_What you will do:_ Pictures stay out of the copy. Please reproduce only the lines between the one holding "Clone this chart in Apache ECharts." and the one holding "const smithP = [100, 10];", inclusive.

(Records)
▬▬▬
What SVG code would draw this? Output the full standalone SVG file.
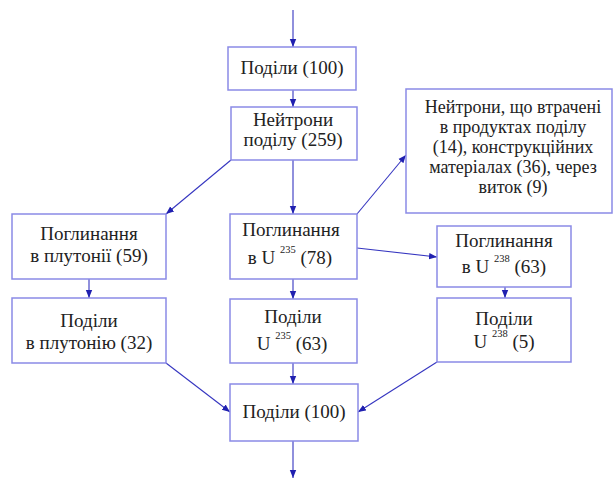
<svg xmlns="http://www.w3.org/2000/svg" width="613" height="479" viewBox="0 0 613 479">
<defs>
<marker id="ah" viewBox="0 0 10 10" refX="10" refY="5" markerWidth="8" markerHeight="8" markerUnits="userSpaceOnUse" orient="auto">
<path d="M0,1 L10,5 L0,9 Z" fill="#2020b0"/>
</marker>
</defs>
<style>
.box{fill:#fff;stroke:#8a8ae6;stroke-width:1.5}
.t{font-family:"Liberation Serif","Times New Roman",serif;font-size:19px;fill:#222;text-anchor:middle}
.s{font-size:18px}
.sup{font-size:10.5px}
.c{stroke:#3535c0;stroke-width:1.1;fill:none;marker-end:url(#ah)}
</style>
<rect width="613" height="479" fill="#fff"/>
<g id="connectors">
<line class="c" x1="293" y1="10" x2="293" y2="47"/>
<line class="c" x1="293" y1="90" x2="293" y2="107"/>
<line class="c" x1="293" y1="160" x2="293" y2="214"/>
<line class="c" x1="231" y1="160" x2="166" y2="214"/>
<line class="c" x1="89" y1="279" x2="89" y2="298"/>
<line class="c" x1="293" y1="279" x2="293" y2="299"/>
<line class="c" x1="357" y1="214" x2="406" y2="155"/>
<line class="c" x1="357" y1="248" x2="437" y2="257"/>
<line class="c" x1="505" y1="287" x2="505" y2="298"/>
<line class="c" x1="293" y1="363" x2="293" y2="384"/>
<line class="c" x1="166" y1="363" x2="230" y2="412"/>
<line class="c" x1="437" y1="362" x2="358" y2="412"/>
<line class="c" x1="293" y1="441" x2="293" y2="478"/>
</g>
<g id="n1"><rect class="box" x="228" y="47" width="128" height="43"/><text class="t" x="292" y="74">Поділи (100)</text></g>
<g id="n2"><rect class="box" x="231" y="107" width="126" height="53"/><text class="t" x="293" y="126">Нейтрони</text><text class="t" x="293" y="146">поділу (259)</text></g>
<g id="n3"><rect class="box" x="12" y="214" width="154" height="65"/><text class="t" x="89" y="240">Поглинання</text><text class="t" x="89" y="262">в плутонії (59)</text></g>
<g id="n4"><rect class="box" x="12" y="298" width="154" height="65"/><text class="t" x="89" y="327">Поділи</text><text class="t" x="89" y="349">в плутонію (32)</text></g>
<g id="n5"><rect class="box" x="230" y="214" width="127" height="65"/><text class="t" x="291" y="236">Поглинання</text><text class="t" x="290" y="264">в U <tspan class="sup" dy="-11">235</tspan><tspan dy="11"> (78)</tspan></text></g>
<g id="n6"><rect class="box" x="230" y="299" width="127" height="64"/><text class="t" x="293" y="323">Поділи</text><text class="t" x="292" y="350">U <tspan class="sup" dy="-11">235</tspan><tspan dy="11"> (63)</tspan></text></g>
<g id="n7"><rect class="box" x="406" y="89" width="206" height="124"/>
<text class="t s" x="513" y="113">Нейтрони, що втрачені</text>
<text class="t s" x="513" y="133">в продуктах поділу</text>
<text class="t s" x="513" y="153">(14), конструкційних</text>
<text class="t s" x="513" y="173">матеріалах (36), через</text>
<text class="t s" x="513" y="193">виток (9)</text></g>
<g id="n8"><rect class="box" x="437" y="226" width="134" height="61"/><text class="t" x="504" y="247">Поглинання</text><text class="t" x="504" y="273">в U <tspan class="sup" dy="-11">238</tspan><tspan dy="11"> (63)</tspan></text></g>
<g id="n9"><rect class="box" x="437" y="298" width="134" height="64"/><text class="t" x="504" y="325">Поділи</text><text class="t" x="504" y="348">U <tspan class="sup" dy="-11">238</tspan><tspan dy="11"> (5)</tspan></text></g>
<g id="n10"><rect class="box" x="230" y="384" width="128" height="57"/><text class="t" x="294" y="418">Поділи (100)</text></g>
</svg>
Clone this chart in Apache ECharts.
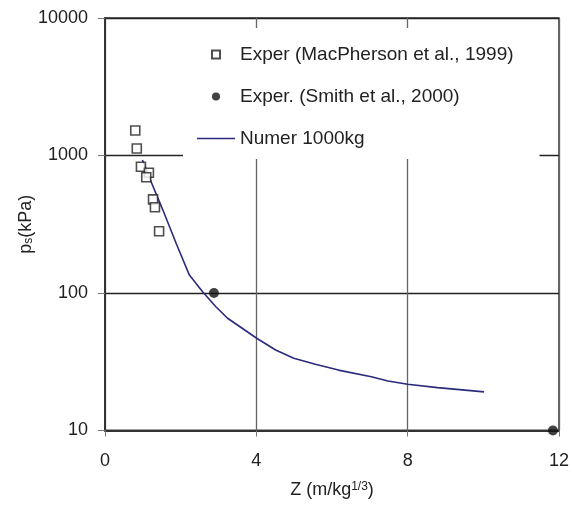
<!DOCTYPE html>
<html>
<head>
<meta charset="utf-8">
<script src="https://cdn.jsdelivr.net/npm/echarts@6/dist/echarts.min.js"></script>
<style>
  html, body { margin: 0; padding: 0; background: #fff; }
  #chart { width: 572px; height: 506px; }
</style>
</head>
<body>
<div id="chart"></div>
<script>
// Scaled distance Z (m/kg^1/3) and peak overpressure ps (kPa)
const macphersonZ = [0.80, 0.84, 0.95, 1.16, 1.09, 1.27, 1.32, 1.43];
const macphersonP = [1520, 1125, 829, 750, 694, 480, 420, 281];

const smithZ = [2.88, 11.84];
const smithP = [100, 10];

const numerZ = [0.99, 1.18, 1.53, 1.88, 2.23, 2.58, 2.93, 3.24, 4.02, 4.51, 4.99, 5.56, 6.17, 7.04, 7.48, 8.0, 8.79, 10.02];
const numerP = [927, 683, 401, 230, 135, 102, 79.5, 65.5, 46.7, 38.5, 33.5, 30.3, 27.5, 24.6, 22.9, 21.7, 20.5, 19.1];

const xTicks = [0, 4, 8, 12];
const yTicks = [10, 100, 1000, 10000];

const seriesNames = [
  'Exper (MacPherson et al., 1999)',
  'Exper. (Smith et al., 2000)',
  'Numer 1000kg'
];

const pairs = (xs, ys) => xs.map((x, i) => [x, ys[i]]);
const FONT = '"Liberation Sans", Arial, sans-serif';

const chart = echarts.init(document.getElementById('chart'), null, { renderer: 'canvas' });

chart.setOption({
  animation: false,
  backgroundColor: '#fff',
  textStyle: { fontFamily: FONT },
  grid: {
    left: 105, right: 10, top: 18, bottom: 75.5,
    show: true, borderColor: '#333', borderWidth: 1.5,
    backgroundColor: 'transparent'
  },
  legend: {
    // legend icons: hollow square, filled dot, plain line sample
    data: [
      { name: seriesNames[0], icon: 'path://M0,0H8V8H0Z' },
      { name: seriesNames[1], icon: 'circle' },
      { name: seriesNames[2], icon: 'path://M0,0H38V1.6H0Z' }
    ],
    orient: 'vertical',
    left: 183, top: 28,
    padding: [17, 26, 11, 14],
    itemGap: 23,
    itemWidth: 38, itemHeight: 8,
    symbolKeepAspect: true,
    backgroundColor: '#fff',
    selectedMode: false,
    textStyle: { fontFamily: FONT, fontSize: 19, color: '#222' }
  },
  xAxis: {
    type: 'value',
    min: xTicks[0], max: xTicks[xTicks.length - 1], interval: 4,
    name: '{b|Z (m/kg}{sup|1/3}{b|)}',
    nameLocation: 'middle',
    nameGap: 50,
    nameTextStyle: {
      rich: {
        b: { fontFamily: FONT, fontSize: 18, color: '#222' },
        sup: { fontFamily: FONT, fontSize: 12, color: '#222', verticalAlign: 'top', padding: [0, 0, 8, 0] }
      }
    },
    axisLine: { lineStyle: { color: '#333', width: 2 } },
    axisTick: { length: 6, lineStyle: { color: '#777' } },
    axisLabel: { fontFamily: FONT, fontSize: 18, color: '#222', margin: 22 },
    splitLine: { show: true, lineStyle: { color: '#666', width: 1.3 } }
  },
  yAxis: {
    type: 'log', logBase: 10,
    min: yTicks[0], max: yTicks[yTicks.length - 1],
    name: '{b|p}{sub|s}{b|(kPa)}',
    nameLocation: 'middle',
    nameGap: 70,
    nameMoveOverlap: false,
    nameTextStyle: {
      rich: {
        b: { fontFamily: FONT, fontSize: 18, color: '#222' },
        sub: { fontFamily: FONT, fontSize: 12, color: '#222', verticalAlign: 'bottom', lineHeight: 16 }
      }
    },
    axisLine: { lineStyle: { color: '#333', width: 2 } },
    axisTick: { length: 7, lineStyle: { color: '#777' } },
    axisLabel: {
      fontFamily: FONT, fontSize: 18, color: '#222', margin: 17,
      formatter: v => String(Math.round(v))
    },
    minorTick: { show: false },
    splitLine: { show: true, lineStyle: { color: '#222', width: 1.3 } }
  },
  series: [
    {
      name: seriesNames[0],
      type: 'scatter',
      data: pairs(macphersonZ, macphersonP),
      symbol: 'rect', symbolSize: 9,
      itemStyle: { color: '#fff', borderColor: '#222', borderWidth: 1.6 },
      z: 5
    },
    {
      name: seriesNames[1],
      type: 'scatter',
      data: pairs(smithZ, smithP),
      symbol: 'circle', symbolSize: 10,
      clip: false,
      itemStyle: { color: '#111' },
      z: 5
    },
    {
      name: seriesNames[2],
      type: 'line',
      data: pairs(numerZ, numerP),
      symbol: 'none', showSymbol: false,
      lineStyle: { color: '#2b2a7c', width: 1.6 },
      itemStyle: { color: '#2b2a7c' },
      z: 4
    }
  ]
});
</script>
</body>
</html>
▬▬▬
_Task response:_
Clone this chart in Apache ECharts.
<!DOCTYPE html>
<html>
<head>
<meta charset="utf-8">
<script src="https://cdn.jsdelivr.net/npm/echarts@6/dist/echarts.min.js"></script>
<style>
  html, body { margin: 0; padding: 0; background: #fff; }
  #chart { width: 572px; height: 506px; }
</style>
</head>
<body>
<div id="chart"></div>
<script>
// Scaled distance Z (m/kg^1/3) and peak overpressure ps (kPa)
const macphersonZ = [0.80, 0.84, 0.95, 1.16, 1.09, 1.27, 1.32, 1.43];
const macphersonP = [1520, 1125, 829, 750, 694, 480, 420, 281];

const smithZ = [2.88, 11.84];
const smithP = [100, 10];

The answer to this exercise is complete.